Education Board Blocks Charter School Expansion
The Texas State Board of Education on Friday denied an Arizona-based charter school's request for a Dallas campus, despite previous approval from the state's education commissioner.
The 15-member board voted 9 to 6 to veto Great Hearts Academies' application because of concerns about the school's commitment to serving low-income students and teaching Texas curriculum standards.
"I have no confidence, really, in the Great Hearts organization," said board member Mavis Knight, D-Dallas, who has led opposition to the school.
This is the first charter application cycle under a law passed during the 2o13 that shifted the primary responsibility of approving charters from the state board to the Texas Education Agency commissioner. Great Hearts was the only application the board denied out of the four recommended by the commissioner.
Before the vote, board member Ruben Cortez Jr., D-Brownsville, commented on the attention board members had received during their consideration of the charter school applications: "Members of the governor's office are calling SBOE members asking how they are going to vote on this."
Great Hearts, which offers a classical liberal arts curriculum in an elite college-prep environment, received approval last year for a San Antonio campus that will open in fall 2014. It is one of six out-of-state charter operators courted by Choose to Succeed, an effort backed by a coalition of the city's philanthropic foundations that aims to establish by 2026 a minimum of 80,000 new seats in charter classrooms, or more than 20 percent of Bexar County’s public school population.
"The goal for Great Hearts is to graduate thoughtful leaders of character to contribute to a more philosophical and just society. That goal speaks to me," said board member Donna Bahorich, R-Houston, who voted against the veto."This is a strong college preparatory program."
But since the board's approval of Great Hearts' initial Texas campus, doubts about its model have grown. While tuition-free like a traditional public school, it does not provide transportation to its campuses and charges fees for uniforms, field trips, extracurricular activities and athletics. Parents are also encouraged to assist the schools financially through personal donations.
Critics have pointed to the disproportionately white and affluent student body of Great Hearts' 16 campuses in the Phoenix area as evidence that those practices keep low-income students out of the school. In a city where nearly 60 percent of public school students are Hispanic or black, 69 percent of the nearly 7,000 students are white. Only two of Great Hearts’ Arizona campuses participate in a federal program that offers free and reduced-price meals for low-income students. That concern led the Nashville school district to deny Great Hearts' charter application last year because of what one official described as “serious and persistent questions about their definitions of excellence, and reliance on selectivity and mission fit for success.”
Addressing the board Friday, Great Hearts' chief academic officer, Peter Bezanson, defended the school's record, saying it worked to make sure financial need did not keep students from its campuses. He emphasized the school's outreach efforts in San Antonio, saying it had spent $50,000 on a direct-marketing campaign in the city.

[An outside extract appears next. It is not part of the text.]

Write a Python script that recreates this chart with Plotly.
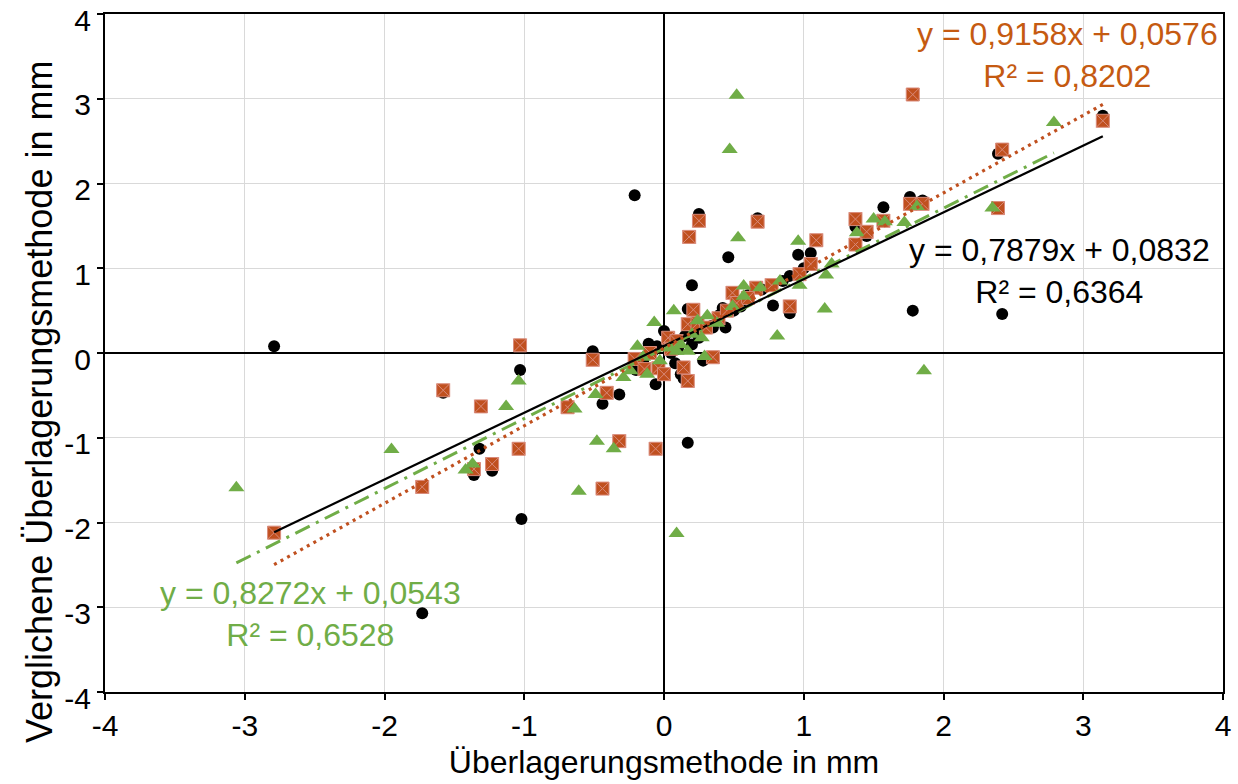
import plotly.graph_objects as go

# ---- data ----
black_x = [-2.79, -1.73, -1.58, -1.36, -1.32, -1.23, -1.03, -1.02, -0.51, -0.44, -0.32, -0.21,
           -0.11, -0.06, -0.05, 0.00, 0.00, 0.08, 0.14, 0.17, 0.17, 0.20, 0.25, 0.28, 0.30, 0.34,
           0.35, 0.42, 0.44, 0.46, 0.50, 0.55, 0.60, 0.67, 0.70, 0.78, 0.85, 0.90, 0.90, 0.96,
           1.05, 1.00, 1.37, 1.45, 1.57, 1.76, 1.78, 1.85, 2.39, 2.42, 3.14,
           0.10, 0.15, -0.15, 0.20, 0.05, -0.20, 0.22, 0.25, -0.08, 0.12, 0.40]
black_y = [0.08, -3.07, -0.47, -1.44, -1.13, -1.39, -0.20, -1.96, 0.02, -0.60, -0.49, 1.86,
           0.11, -0.37, 0.08, 0.26, -0.25, -0.12, -0.30, -1.06, 0.52, 0.80, 1.64, -0.09, -0.05, 0.32,
           0.30, 0.53, 0.30, 1.13, 0.50, 0.55, 0.68, 1.59, 0.75, 0.56, 0.85, 0.47, 0.91, 1.16,
           1.18, 1.00, 1.49, 1.38, 1.72, 1.84, 0.50, 1.80, 2.35, 0.46, 2.80,
           0.05, 0.20, -0.10, 0.10, 0.00, -0.20, 0.25, 0.18, 0.02, -0.25, 0.45]

orange_x = [-2.79, -1.73, -1.58, -1.36, -1.31, -1.23, -1.04, -1.03, -0.69, -0.51, -0.44, -0.41,
            -0.32, -0.21, -0.14, -0.06, -0.04, 0.00, 0.03, 0.09, 0.14, 0.17, 0.17, 0.18, 0.21,
            0.24, 0.25, 0.35, 0.39, 0.49, 0.52, 0.66, 0.67, 0.77, 0.90, 0.97, 1.05, 1.09, 1.37,
            1.37, 1.45, 1.57, 1.76, 1.78, 1.85, 2.39, 2.42, 3.14,
            0.05, -0.10, 0.30, 0.45, 0.60]
orange_y = [-2.12, -1.58, -0.44, -1.37, -0.63, -1.31, -1.13, 0.09, -0.64, -0.08, -1.60, -0.47,
            -1.04, -0.07, -0.19, -1.13, -0.18, -0.25, 0.18, 0.14, -0.17, -0.33, 0.34, 1.37, 0.51,
            0.35, 1.56, -0.05, 0.41, 0.71, 0.59, 0.77, 1.55, 0.80, 0.55, 0.93, 1.05, 1.33, 1.28,
            1.58, 1.43, 1.56, 1.76, 3.05, 1.76, 1.71, 2.40, 2.74,
            0.05, 0.00, 0.30, 0.50, 0.65]

green_x = [-3.06, -1.95, -1.42, -1.37, -1.13, -1.04, -0.64, -0.61, -0.49, -0.48, -0.36, -0.29,
           -0.24, -0.19, -0.12, -0.07, -0.03, 0.04, 0.07, 0.09, 0.09, 0.17, 0.24, 0.27, 0.29,
           0.31, 0.47, 0.49, 0.52, 0.53, 0.57, 0.57, 0.69, 0.81, 0.83, 0.96, 0.97, 1.15, 1.16,
           1.20, 1.38, 1.50, 1.58, 1.72, 1.81, 1.86, 2.35, 2.79,
           0.12, -0.15, 0.20, 0.38]
green_y = [-1.59, -1.14, -1.38, -1.31, -0.63, -0.33, -0.66, -1.63, -0.49, -1.04, -1.13, -0.29,
           -0.21, 0.08, -0.25, 0.36, -0.09, 0.06, 0.50, 0.02, -2.13, 0.02, 0.38, 0.18, -0.04,
           0.44, 2.40, 0.55, 3.04, 1.36, 0.79, 0.67, 0.77, 0.20, 0.85, 1.32, 0.80, 0.52, 0.92,
           1.05, 1.42, 1.58, 1.55, 1.54, 1.73, -0.21, 1.71, 2.72,
           0.10, -0.05, 0.22, 0.35]

# trend line coefficients shown in the chart
black_fit = (0.7879, 0.0832, "0,6364")
orange_fit = (0.9158, 0.0576, "0,8202")
green_fit = (0.8272, 0.0543, "0,6528")

tick_vals = [-4, -3, -2, -1, 0, 1, 2, 3, 4]
tick_text = ["-4", "-3", "-2", "-1", "0", "1", "2", "3", "4"]

BLACK = "#000000"
ORANGE = "#C0501F"
ORANGE_TXT = "#C55A11"
GREEN = "#70AD47"
FONT = "Liberation Sans, Arial, sans-serif"

fig = go.Figure()

fig.add_trace(go.Scatter(x=black_x, y=black_y, mode="markers",
                         marker=dict(symbol="circle", size=12, color=BLACK)))
fig.add_trace(go.Scatter(x=orange_x, y=orange_y, mode="markers",
                         marker=dict(symbol="square-x", size=13, color=ORANGE,
                                     line=dict(color="#D98A7A", width=1))))
fig.add_trace(go.Scatter(x=green_x, y=green_y, mode="markers",
                         marker=dict(symbol="triangle-up", size=14, color=GREEN,
                                     line=dict(width=0))))


def trend(xs, fit):
    a, b, _ = fit
    x0, x1 = min(xs), max(xs)
    return [x0, x1], [a * x0 + b, a * x1 + b]


tx, ty = trend(green_x, green_fit)
fig.add_trace(go.Scatter(x=tx, y=ty, mode="lines",
                         line=dict(color=GREEN, width=3, dash="16px,7px,3px,7px")))
tx, ty = trend(black_x, black_fit)
fig.add_trace(go.Scatter(x=tx, y=ty, mode="lines", line=dict(color=BLACK, width=2.2)))
tx, ty = trend(orange_x, orange_fit)
fig.add_trace(go.Scatter(x=tx, y=ty, mode="lines",
                         line=dict(color=ORANGE, width=3.2, dash="3px,4.5px")))


def eq_text(fit):
    a, b, r2 = fit
    return ("y = " + f"{a:.4f}".replace(".", ",") + "x + " + f"{b:.4f}".replace(".", ",")
            + "<br>R² = " + r2)


annots = [
    (2.89, 3.52, orange_fit, ORANGE_TXT),
    (2.83, 0.97, black_fit, BLACK),
    (-2.53, -3.08, green_fit, GREEN),
]
for ax_, ay_, fit, col in annots:
    fig.add_annotation(x=ax_, y=ay_, xref="x", yref="y", text=eq_text(fit), showarrow=False,
                       align="center", font=dict(family=FONT, size=32, color=col))

# y-axis title (placed like the reference, centred on the chart height)
fig.add_annotation(x=-0.058, y=0.428, xref="paper", yref="paper",
                   text="Verglichene Überlagerungsmethode in mm", textangle=-90,
                   showarrow=False, xanchor="center", yanchor="middle",
                   font=dict(family=FONT, size=36, color=BLACK))

axis_common = dict(
    range=[-4, 4], tickmode="array", tickvals=tick_vals, ticktext=tick_text,
    showgrid=True, gridcolor="#D9D9D9", gridwidth=1,
    zeroline=True, zerolinecolor=BLACK,
    showline=True, linecolor=BLACK, linewidth=2, mirror=True,
    ticks="outside", ticklen=6, tickwidth=2, tickcolor=BLACK,
    tickfont=dict(family=FONT, size=30, color=BLACK),
    ticklabeloverflow="allow", automargin=False,
)

fig.update_xaxes(**axis_common, zerolinewidth=1.5,
                 title=dict(text="Überlagerungsmethode in mm", standoff=10,
                            font=dict(family=FONT, size=32, color=BLACK)))
fig.update_yaxes(**axis_common, zerolinewidth=2, ticklabelshift=6)

fig.update_layout(
    width=1238, height=784,
    margin=dict(l=105, r=15, t=14, b=92),
    paper_bgcolor="white", plot_bgcolor="white",
    showlegend=False,
    font=dict(family=FONT),
)

fig.write_html("out.html")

He also reassured members that its Texas schools would follow the state's curriculum, known as TEKS.
"We are incredibly proud of our academic success," he said. "I pledge to this board that we will not just be a TEKS-aligned curriculum, but we will embrace TEKS. We will be a fully Texas school."
Later on Friday afternoon, Great Hearts issued the following statement:
Though we respectfully disagree with the State Board’s decision to veto the Commissioner’s recommendation to approve our charter application for North Texas, we greatly appreciate those Irving, Dallas and San Antonio Great Hearts parents and supporters who traveled to Austin this week. Great Hearts remains 100 percent committed to Texas, to our new campuses in San Antonio and to building momentum for future high-performing public charter schools in North Texas. Our desire to open a Great Hearts campus in North Texas remains unchanged.